My current favorite is using a 16-80mm (24-120mm-e) on my Nikon D7500.

I suppose I'm using that "nested kit" you suggested as I also have the 35mm 1.8G DX (50mm-e) in the bag that I still have fun using (I'm a 50mm guy).

If what appears to be lying on the ground all around that nag is what I think it to be, no wonder the poor creature looks guilty and embarrassed!

I owned one zoom, once, in my life: I think it was a 2.8/24-70mm Nikkor. I hated it. It was worse than carrying two lenses. It was gone in less than two weeks. I bought it with the same dream othes have, that of convenience. Instead, I realised that I'd saddled myself with an unwanted weight.
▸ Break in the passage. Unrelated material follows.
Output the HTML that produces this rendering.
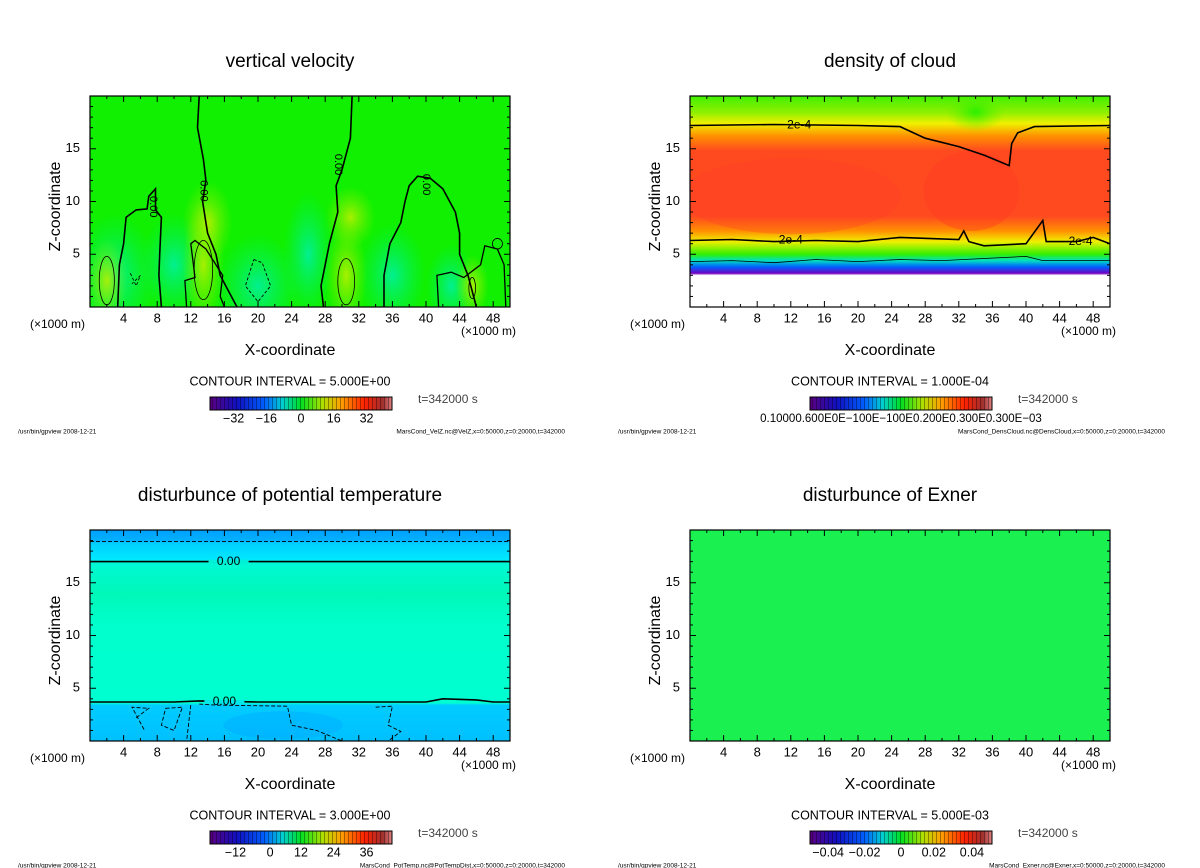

It wasn't much good, either.

I've just bought a tiny "superzoom" camera with a small (1/2.3") sensor and an absurdly broad zoom range (25mm-e to 625mm-e), to take with me on bicycle rides (something I've taken up only recently).

It takes quite decently useful snapshots at both the wide:
..and long ends:

Within its obvious limitations I find it quite fit for purpose - which is pretty much confined to "riding my bicycle", but still...


Another user of the Olympus OMD EM1 Mk III and the 12-100mm f4 IS lens. Wow! Just bought it a week or two ago for when I take my dog for walks/runs every week-end on a nearby beach for a couple of hours. I have two Sony A7RIVs and a bevy of lenses for them, but I decided I wasn't willing to subject them to sea and sand... The 12-100mm is something special. I've never had more than a 4x zoom range before; this one is 8x. And You can literally handhold it down to . . . I don't know, but for a long long time, because the lens and body IS is that good. It really eliminates any need for a tripod. . . It's not a small combo, and I like compact and relatively light, but it's well worth it to carry this combo.

I usually find wider focal lengths give more interesting compositions. Maybe it is because it is easier to compose with a long focal lens and I tend to value more what I've worked harder at. With a wide angle lens you have to come to terms with all the crap that insists in getting into your frame and ultimately make a better picture to look at. Wide angle lenses are more democratic in a visual sense, and I get more pictures with a stronger sense of place with them.